Exercise description: Copy exactly the lines from the beginning of the data down to and including the line holding "linespacing=1.3)", without any pictures.

§ §

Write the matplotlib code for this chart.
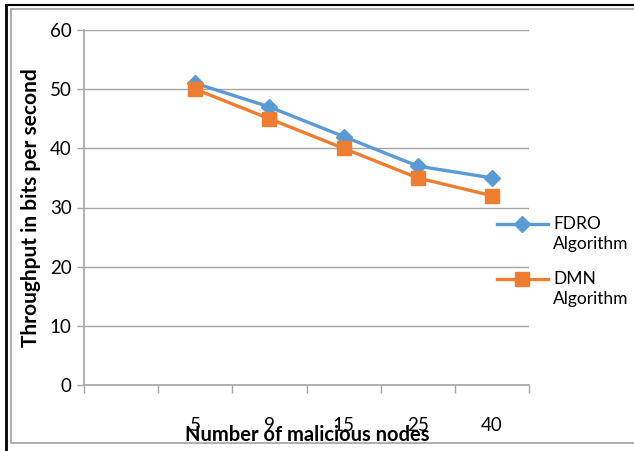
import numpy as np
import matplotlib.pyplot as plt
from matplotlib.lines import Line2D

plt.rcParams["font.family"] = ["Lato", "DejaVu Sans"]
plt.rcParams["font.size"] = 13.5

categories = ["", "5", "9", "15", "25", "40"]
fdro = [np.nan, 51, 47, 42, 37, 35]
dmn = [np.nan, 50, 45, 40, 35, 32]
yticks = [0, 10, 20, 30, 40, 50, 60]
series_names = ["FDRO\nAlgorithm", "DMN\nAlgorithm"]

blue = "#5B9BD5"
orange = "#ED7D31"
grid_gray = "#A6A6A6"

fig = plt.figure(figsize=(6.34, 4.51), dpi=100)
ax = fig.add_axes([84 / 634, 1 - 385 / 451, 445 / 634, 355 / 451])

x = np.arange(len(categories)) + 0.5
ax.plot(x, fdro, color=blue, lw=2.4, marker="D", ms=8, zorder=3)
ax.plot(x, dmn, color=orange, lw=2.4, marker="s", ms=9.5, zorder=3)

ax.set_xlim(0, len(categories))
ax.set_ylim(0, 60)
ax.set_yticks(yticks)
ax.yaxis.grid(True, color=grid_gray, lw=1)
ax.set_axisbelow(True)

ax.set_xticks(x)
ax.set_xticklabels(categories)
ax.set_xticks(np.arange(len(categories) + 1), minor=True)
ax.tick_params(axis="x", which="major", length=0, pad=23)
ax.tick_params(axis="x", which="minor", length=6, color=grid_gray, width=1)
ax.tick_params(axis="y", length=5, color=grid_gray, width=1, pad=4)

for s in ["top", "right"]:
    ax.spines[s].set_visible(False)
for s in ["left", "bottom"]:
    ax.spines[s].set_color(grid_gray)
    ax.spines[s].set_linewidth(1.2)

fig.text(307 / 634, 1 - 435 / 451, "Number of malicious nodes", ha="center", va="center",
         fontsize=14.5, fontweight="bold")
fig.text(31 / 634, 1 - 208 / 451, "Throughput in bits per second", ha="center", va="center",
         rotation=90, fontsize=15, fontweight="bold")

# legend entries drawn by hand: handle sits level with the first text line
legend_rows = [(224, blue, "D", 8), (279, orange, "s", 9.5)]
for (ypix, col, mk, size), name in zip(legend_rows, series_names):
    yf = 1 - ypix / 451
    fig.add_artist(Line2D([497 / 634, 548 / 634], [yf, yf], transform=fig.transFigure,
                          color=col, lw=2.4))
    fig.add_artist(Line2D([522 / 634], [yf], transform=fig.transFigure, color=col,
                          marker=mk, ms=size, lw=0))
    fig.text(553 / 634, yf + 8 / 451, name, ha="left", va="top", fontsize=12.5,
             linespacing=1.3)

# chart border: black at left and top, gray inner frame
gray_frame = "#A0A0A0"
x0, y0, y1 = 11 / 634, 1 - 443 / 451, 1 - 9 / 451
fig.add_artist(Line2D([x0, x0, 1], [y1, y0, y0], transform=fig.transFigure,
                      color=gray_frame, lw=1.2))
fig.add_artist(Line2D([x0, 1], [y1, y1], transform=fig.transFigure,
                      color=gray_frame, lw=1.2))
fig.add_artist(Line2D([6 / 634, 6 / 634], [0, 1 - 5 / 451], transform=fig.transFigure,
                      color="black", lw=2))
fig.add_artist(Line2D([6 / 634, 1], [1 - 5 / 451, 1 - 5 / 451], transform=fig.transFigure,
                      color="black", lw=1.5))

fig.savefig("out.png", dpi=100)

§ §

Finished answer:
Write the matplotlib code for this chart.
import numpy as np
import matplotlib.pyplot as plt
from matplotlib.lines import Line2D

plt.rcParams["font.family"] = ["Lato", "DejaVu Sans"]
plt.rcParams["font.size"] = 13.5

categories = ["", "5", "9", "15", "25", "40"]
fdro = [np.nan, 51, 47, 42, 37, 35]
dmn = [np.nan, 50, 45, 40, 35, 32]
yticks = [0, 10, 20, 30, 40, 50, 60]
series_names = ["FDRO\nAlgorithm", "DMN\nAlgorithm"]

blue = "#5B9BD5"
orange = "#ED7D31"
grid_gray = "#A6A6A6"

fig = plt.figure(figsize=(6.34, 4.51), dpi=100)
ax = fig.add_axes([84 / 634, 1 - 385 / 451, 445 / 634, 355 / 451])

x = np.arange(len(categories)) + 0.5
ax.plot(x, fdro, color=blue, lw=2.4, marker="D", ms=8, zorder=3)
ax.plot(x, dmn, color=orange, lw=2.4, marker="s", ms=9.5, zorder=3)

ax.set_xlim(0, len(categories))
ax.set_ylim(0, 60)
ax.set_yticks(yticks)
ax.yaxis.grid(True, color=grid_gray, lw=1)
ax.set_axisbelow(True)

ax.set_xticks(x)
ax.set_xticklabels(categories)
ax.set_xticks(np.arange(len(categories) + 1), minor=True)
ax.tick_params(axis="x", which="major", length=0, pad=23)
ax.tick_params(axis="x", which="minor", length=6, color=grid_gray, width=1)
ax.tick_params(axis="y", length=5, color=grid_gray, width=1, pad=4)

for s in ["top", "right"]:
    ax.spines[s].set_visible(False)
for s in ["left", "bottom"]:
    ax.spines[s].set_color(grid_gray)
    ax.spines[s].set_linewidth(1.2)

fig.text(307 / 634, 1 - 435 / 451, "Number of malicious nodes", ha="center", va="center",
         fontsize=14.5, fontweight="bold")
fig.text(31 / 634, 1 - 208 / 451, "Throughput in bits per second", ha="center", va="center",
         rotation=90, fontsize=15, fontweight="bold")

# legend entries drawn by hand: handle sits level with the first text line
legend_rows = [(224, blue, "D", 8), (279, orange, "s", 9.5)]
for (ypix, col, mk, size), name in zip(legend_rows, series_names):
    yf = 1 - ypix / 451
    fig.add_artist(Line2D([497 / 634, 548 / 634], [yf, yf], transform=fig.transFigure,
                          color=col, lw=2.4))
    fig.add_artist(Line2D([522 / 634], [yf], transform=fig.transFigure, color=col,
                          marker=mk, ms=size, lw=0))
    fig.text(553 / 634, yf + 8 / 451, name, ha="left", va="top", fontsize=12.5,
             linespacing=1.3)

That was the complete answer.